§ **Short task**:
Leave out the images and repeat the listing below without a single change.

§ **Information supplied**:
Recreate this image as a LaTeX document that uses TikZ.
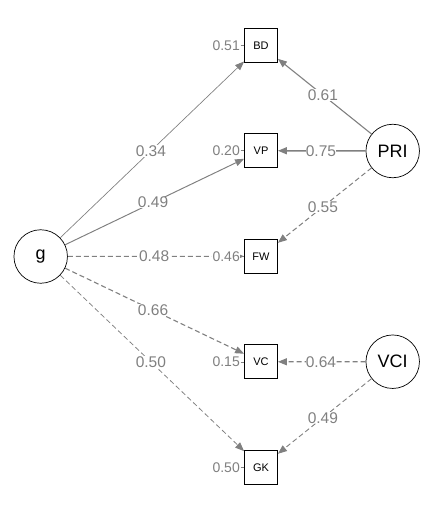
\documentclass[tikz,border=0pt]{standalone}
\usepackage{fontspec}
\setmainfont{Liberation Sans}
\usetikzlibrary{arrows.meta,calc}
\definecolor{edgegray}{RGB}{128,128,128}
\tikzset{
  latent/.style={circle,draw=black,line width=0.7pt,minimum size=53.5pt,inner sep=0pt,font=\fontsize{18}{18}\selectfont},
  manifest/.style={rectangle,draw=black,line width=0.8pt,minimum width=33pt,minimum height=34pt,inner sep=0pt,font=\fontsize{11}{11}\selectfont},
  loading/.style={draw=edgegray,-{Triangle[length=9pt,width=7pt]},fill=none},
  dashedge/.style={dash pattern=on 5pt off 3pt},
  elab/.style={fill=white,inner sep=0.3pt,text=edgegray,font=\fontsize{15.5}{15.5}\selectfont},
  rlab/.style={fill=white,inner sep=0.5pt,text=edgegray,font=\fontsize{14}{14}\selectfont,anchor=east},
  rline/.style={draw=edgegray,line width=0.6pt}
}
\begin{document}
\begin{tikzpicture}[x=1pt,y=-1pt]
\useasboundingbox (0,0) rectangle (441,507);
% nodes
\node[latent] (g) at (40.7,256.5) {g};
\node[latent] (PRI) at (392.7,151) {PRI};
\node[latent] (VCI) at (392.7,361.7) {VCI};
\node[manifest] (BD) at (261,45.3) {BD};
\node[manifest] (VP) at (261,150.7) {VP};
\node[manifest] (FW) at (261,256.3) {FW};
\node[manifest] (VC) at (261,361.8) {VC};
\node[manifest] (GK) at (261,467.3) {GK};
% edges from g
\draw[loading,line width=0.68pt] (g) -- (BD);
\draw[loading,line width=0.98pt] (g) -- (VP);
\draw[loading,dashedge,line width=0.96pt] (g) -- (FW);
\draw[loading,dashedge,line width=1.1pt] (g) -- (VC);
\draw[loading,dashedge,line width=0.8pt] (g) -- (GK);
% edges from PRI and VCI
\draw[loading,line width=1.1pt] (PRI) -- (BD);
\draw[loading,line width=1.5pt] (PRI) -- (VP);
\draw[loading,dashedge,line width=1.0pt] (PRI) -- (FW);
\draw[loading,dashedge,line width=1.2pt] (VCI) -- (VC);
\draw[loading,dashedge,line width=0.9pt] (VCI) -- (GK);
% edge labels
\node[elab] (l1) at ($(g)!0.5!(BD)$) {0.34};
\node[elab] (l2) at ($(g)!0.51!(VP)$) {0.49};
\node[elab] (l3) at ($(g)!0.515!(FW)$) {0.48};
\node[elab] (l4) at ($(g)!0.51!(VC)$) {0.66};
\node[elab] (l5) at ($(g)!0.5!(GK)$) {0.50};
\node[elab] (l6) at ($(PRI)!0.53!(BD)$) {0.61};
\node[elab] (l7) at ($(PRI)!0.545!(VP)$) {0.75};
\node[elab] (l8) at ($(PRI)!0.53!(FW)$) {0.55};
\node[elab] (l9) at ($(VCI)!0.545!(VC)$) {0.64};
\node[elab] (l10) at ($(VCI)!0.53!(GK)$) {0.49};
% residuals
\node[rlab] (rBD) at (240.5,45.3) {0.51};
\node[rlab] (rVP) at (240.5,150.7) {0.20};
\node[rlab] (rFW) at (240.5,256.3) {0.46};
\node[rlab] (rVC) at (240.5,361.8) {0.15};
\node[rlab] (rGK) at (240.5,467.3) {0.50};
\draw[rline] (rBD.east) -- (BD.west);
\draw[rline] (rVP.east) -- (VP.west);
\draw[rline] (rFW.east) -- (FW.west);
\draw[rline] (rVC.east) -- (VC.west);
\draw[rline] (rGK.east) -- (GK.west);
\end{tikzpicture}
\end{document}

§ **Written reply**:
Recreate this image as a LaTeX document that uses TikZ.
\documentclass[tikz,border=0pt]{standalone}
\usepackage{fontspec}
\setmainfont{Liberation Sans}
\usetikzlibrary{arrows.meta,calc}
\definecolor{edgegray}{RGB}{128,128,128}
\tikzset{
  latent/.style={circle,draw=black,line width=0.7pt,minimum size=53.5pt,inner sep=0pt,font=\fontsize{18}{18}\selectfont},
  manifest/.style={rectangle,draw=black,line width=0.8pt,minimum width=33pt,minimum height=34pt,inner sep=0pt,font=\fontsize{11}{11}\selectfont},
  loading/.style={draw=edgegray,-{Triangle[length=9pt,width=7pt]},fill=none},
  dashedge/.style={dash pattern=on 5pt off 3pt},
  elab/.style={fill=white,inner sep=0.3pt,text=edgegray,font=\fontsize{15.5}{15.5}\selectfont},
  rlab/.style={fill=white,inner sep=0.5pt,text=edgegray,font=\fontsize{14}{14}\selectfont,anchor=east},
  rline/.style={draw=edgegray,line width=0.6pt}
}
\begin{document}
\begin{tikzpicture}[x=1pt,y=-1pt]
\useasboundingbox (0,0) rectangle (441,507);
% nodes
\node[latent] (g) at (40.7,256.5) {g};
\node[latent] (PRI) at (392.7,151) {PRI};
\node[latent] (VCI) at (392.7,361.7) {VCI};
\node[manifest] (BD) at (261,45.3) {BD};
\node[manifest] (VP) at (261,150.7) {VP};
\node[manifest] (FW) at (261,256.3) {FW};
\node[manifest] (VC) at (261,361.8) {VC};
\node[manifest] (GK) at (261,467.3) {GK};
% edges from g
\draw[loading,line width=0.68pt] (g) -- (BD);
\draw[loading,line width=0.98pt] (g) -- (VP);
\draw[loading,dashedge,line width=0.96pt] (g) -- (FW);
\draw[loading,dashedge,line width=1.1pt] (g) -- (VC);
\draw[loading,dashedge,line width=0.8pt] (g) -- (GK);
% edges from PRI and VCI
\draw[loading,line width=1.1pt] (PRI) -- (BD);
\draw[loading,line width=1.5pt] (PRI) -- (VP);
\draw[loading,dashedge,line width=1.0pt] (PRI) -- (FW);
\draw[loading,dashedge,line width=1.2pt] (VCI) -- (VC);
\draw[loading,dashedge,line width=0.9pt] (VCI) -- (GK);
% edge labels
\node[elab] (l1) at ($(g)!0.5!(BD)$) {0.34};
\node[elab] (l2) at ($(g)!0.51!(VP)$) {0.49};
\node[elab] (l3) at ($(g)!0.515!(FW)$) {0.48};
\node[elab] (l4) at ($(g)!0.51!(VC)$) {0.66};
\node[elab] (l5) at ($(g)!0.5!(GK)$) {0.50};
\node[elab] (l6) at ($(PRI)!0.53!(BD)$) {0.61};
\node[elab] (l7) at ($(PRI)!0.545!(VP)$) {0.75};
\node[elab] (l8) at ($(PRI)!0.53!(FW)$) {0.55};
\node[elab] (l9) at ($(VCI)!0.545!(VC)$) {0.64};
\node[elab] (l10) at ($(VCI)!0.53!(GK)$) {0.49};
% residuals
\node[rlab] (rBD) at (240.5,45.3) {0.51};
\node[rlab] (rVP) at (240.5,150.7) {0.20};
\node[rlab] (rFW) at (240.5,256.3) {0.46};
\node[rlab] (rVC) at (240.5,361.8) {0.15};
\node[rlab] (rGK) at (240.5,467.3) {0.50};
\draw[rline] (rBD.east) -- (BD.west);
\draw[rline] (rVP.east) -- (VP.west);
\draw[rline] (rFW.east) -- (FW.west);
\draw[rline] (rVC.east) -- (VC.west);
\draw[rline] (rGK.east) -- (GK.west);
\end{tikzpicture}
\end{document}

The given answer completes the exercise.